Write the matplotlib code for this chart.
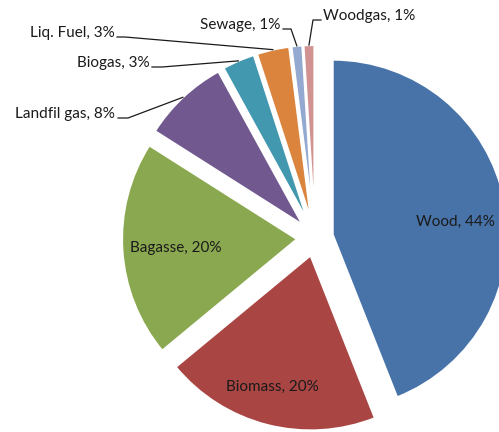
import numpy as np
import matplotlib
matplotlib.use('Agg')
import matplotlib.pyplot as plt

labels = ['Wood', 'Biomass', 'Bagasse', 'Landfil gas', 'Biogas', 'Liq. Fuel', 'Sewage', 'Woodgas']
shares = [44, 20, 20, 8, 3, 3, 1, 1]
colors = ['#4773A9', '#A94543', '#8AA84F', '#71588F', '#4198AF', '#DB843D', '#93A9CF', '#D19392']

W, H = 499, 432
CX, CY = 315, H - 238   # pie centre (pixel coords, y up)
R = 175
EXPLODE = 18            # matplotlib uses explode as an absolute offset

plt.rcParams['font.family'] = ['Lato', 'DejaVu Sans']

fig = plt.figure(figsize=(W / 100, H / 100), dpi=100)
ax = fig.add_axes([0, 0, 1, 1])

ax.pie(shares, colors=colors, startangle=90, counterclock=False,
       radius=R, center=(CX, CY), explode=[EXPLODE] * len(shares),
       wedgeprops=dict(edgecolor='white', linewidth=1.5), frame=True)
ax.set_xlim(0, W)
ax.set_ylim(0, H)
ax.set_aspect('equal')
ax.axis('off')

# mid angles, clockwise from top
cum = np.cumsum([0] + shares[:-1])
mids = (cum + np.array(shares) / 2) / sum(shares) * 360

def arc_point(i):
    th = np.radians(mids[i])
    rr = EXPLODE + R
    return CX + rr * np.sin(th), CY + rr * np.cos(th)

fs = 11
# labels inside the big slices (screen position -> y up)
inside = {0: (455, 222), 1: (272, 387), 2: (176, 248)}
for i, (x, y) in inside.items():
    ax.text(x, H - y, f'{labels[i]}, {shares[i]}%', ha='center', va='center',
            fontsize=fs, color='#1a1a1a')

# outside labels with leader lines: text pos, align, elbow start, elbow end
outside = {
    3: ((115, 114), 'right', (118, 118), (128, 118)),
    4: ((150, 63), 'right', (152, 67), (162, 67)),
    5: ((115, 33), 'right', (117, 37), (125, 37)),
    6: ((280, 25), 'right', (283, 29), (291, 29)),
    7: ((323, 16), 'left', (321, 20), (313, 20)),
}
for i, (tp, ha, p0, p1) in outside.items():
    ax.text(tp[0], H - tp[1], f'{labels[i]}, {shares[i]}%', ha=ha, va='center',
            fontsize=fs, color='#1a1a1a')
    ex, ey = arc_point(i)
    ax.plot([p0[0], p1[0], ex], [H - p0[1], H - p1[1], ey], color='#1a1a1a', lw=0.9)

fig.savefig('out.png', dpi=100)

--

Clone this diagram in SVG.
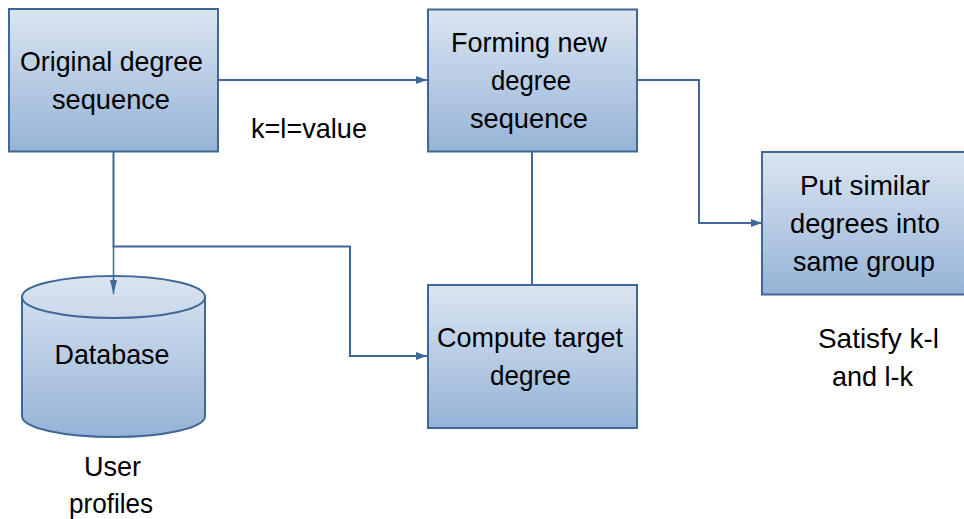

Exercise requirements
Show the lines of the material that contain the word "this".

Final result
Write the matplotlib code for this chart.
Clone this diagram in SVG.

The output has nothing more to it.